Scheduler

A scheduler is something that schedules the tasks graph on parallel hardware. There are two types of scheduler,

  1. Single machine
  2. Distributed scheduler

Single machine

Single machine scheduler uses machines threads and processes.

dask.config.set(scheduler="processes") # it uses multiprocessing scheduler inside single machine
 
dask.config.set(scheduler="threads")

Above configs are set globally. However, they can be used with context manager.

with dask.config.set(scheduler="threads"):
    d.compute()

While calling compute, we can provide scheduler.

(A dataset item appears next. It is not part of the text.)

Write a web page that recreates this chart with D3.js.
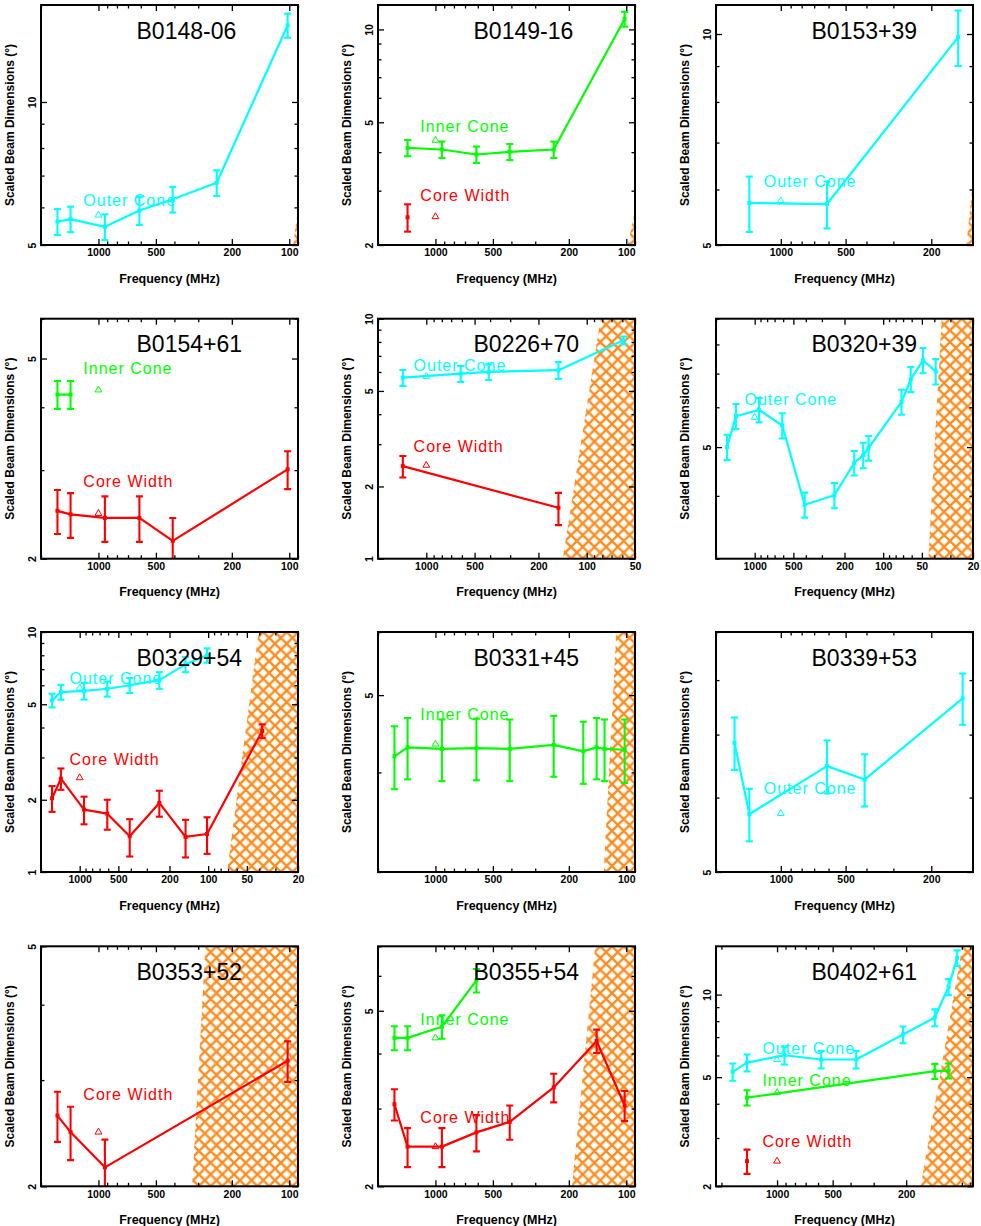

d.compute(scheduler="processes")

Local threads

Easy to setup scheduler that works well with simple computations. It provides good concurrency when used with numerical computing libraries such as numpy arrays etc. This is because python has this GIL problem which locks the python interpreter when one thread is in the execution.

Local Processes

To overcome the limitations of threading scheduler, we can use this scheduler where multiple processes are utilized by dask for the computations.

This scheduler is good when the workflow is linear as there is less transmission of data between processes.

Synchronous

Single threaded scheduler with no concurrency/parallelism. It is good for debugging and profiling.

dask.config.set(scheduler="synchronous")

Note

While creating a local cluster with multiprocessing should be enclosed in if __name__ == "__main__" because it will create multiple clients while loading the same script for spawning the sub processes.

if __name__ == "__main__":
   from dask.distributed import Client
   client = Client()

Distributed Scheduler

Distributed scheduler uses workers to schedule the job on. It can be setup on local single machine or a multi node cluster.

References

  1. https://docs.dask.org/en/stable/scheduling.html